Serious members of the GOP understand that the party is in real trouble when it comes to presidential elections given the hemorrhaging of Hispanic voters to the Democratic Party.  Senator Lindsey Graham, the South Carolina Republican, knows how to cut to the core of most issues, and did so earlier this summer when he warned of a ” demographic death spiral” for the GOP if this issue was not resolved.

Which leads me to the way Wisconsin Republican Congressman Paul Ryan spoke of the matter to a GOP house caucus on Wednesday.   While Ryan has been deeply involved in the immigration bill talks he seems to have missed one of the headlines from the last election.

More than Cantor and perhaps even Boehner, Rep. Paul Ryan (R-Wis.) is someone  who is catching Republicans’ eyes. The 2012 vice presidential nominee and House  Budget Committee chair, who has been quietly meeting for months on immigration  reform, took to the microphone at Wednesday’s meeting, saying that the GOP needs  to tackle immigration — and now.

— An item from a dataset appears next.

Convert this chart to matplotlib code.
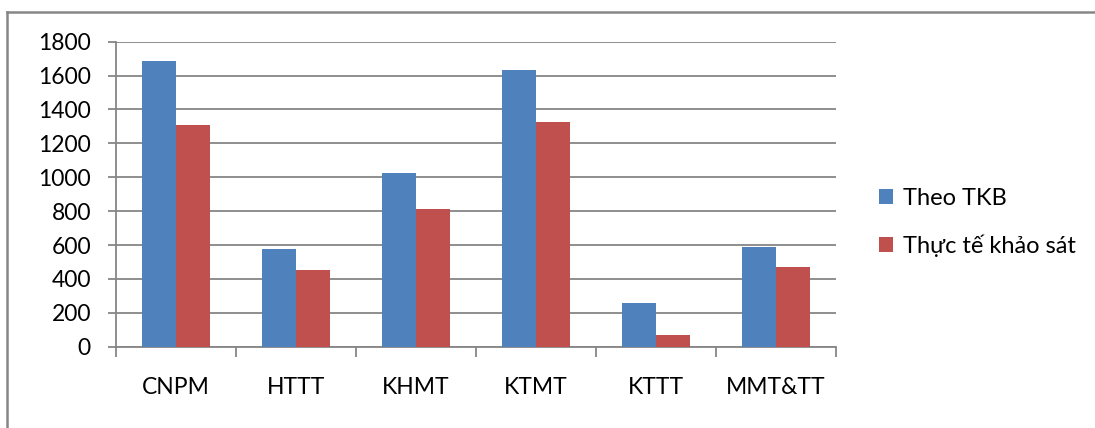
import matplotlib
matplotlib.use("Agg")
import matplotlib.pyplot as plt
import numpy as np
from matplotlib.lines import Line2D

plt.rcParams['font.family'] = ['Lato', 'DejaVu Sans']

categories = ["CNPM", "HTTT", "KHMT", "KTMT", "KTTT", "MMT&TT"]
theo_tkb = [1686, 575, 1025, 1633, 260, 588]
thuc_te = [1307, 453, 811, 1328, 67, 469]
series_names = ["Theo TKB", "Thực tế khảo sát"]
yticks = list(range(0, 1801, 200))

BLUE = "#4F81BD"
RED = "#C0504D"
GRAY = "#868686"
FS = 16.5

fig = plt.figure(figsize=(10.95, 4.28), dpi=100)
ax = fig.add_axes([0.1059, 0.190, 0.6576, 0.7127])

x = np.arange(len(categories))
w = 1 / 3.5  # gap width 150%
ax.bar(x - w / 2, theo_tkb, w, color=BLUE, label=series_names[0], zorder=3)
ax.bar(x + w / 2, thuc_te, w, color=RED, label=series_names[1], zorder=3)

ax.set_xlim(-0.5, len(categories) - 0.5)
ax.set_ylim(0, 1800)
ax.set_yticks(yticks)
ax.set_yticklabels([str(v) for v in yticks])
ax.yaxis.grid(True, color=GRAY, linewidth=1.3, zorder=0)
ax.set_axisbelow(True)

# category boundary ticks below the axis, labels in the middle
ax.set_xticks(np.arange(len(categories) + 1) - 0.5)
ax.set_xticklabels([])
ax.set_xticks(x, minor=True)
ax.set_xticklabels(categories, minor=True)
ax.tick_params(axis='x', which='minor', length=0, pad=22, labelsize=FS)
ax.tick_params(axis='x', which='major', length=7, width=1.3, color=GRAY)
ax.tick_params(axis='y', length=6, width=1.3, color=GRAY, pad=12, labelsize=FS)

for s in ('top', 'right'):
    ax.spines[s].set_visible(False)
for s in ('left', 'bottom'):
    ax.spines[s].set_color(GRAY)
    ax.spines[s].set_linewidth(1.3)

fig.legend(loc='center left', bbox_to_anchor=(0.8027, 0.480), frameon=False,
           fontsize=FS + 0.5, handlelength=0.6, handleheight=0.6,
           handletextpad=0.4, labelspacing=1.1, borderpad=0, borderaxespad=0)

# chart frame: top and left edges
fig.add_artist(Line2D([7 / 1095, 1.0], [1 - 12 / 428, 1 - 12 / 428],
                      transform=fig.transFigure, color=GRAY, linewidth=1.8))
fig.add_artist(Line2D([7 / 1095, 7 / 1095], [0, 1 - 12 / 428],
                      transform=fig.transFigure, color=GRAY, linewidth=1.8))

fig.savefig("out.png", dpi=100)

Immigrants, he said, are important to the  country’s economic vitality.

While it is true there is a very important economic reason to get the immigration bill passed, it would seem to me that Ryan, of all people, would understand the political life-blood of his party is at stake when it comes to this issue.  Ryan, who was the vice-presidential candidate, knows full-well that Latinos voted for President Barack Obama over Republican Mitt Romney by 71% to 27%.  Ryan knows there is no way for enough angry white males to again elect a Republican to the White House.  So before Ryan touts economic reasons it seems to me he should make it clear to his splintered caucus that there is a pure political purpose for them to get off the can, and move the senate bill forward.

Ryan needs to stress to his Tea Party friends that Latinos made up 10% of the electorate in 2012, as indicated by the national exit poll on election day, up from 9% in 2008, and 8% in 2004.   The analysis also shows that as a group, non-white voters made up 28% of the nation’s electorate, up from 26% in 2008.  If those trends are not clear enough Ryan might look at the battleground states, consider the growing number of Hispanic voters, and then start adding up electoral votes.

The lack of candor from many Republicans about the real need for the immigration bill astounds me.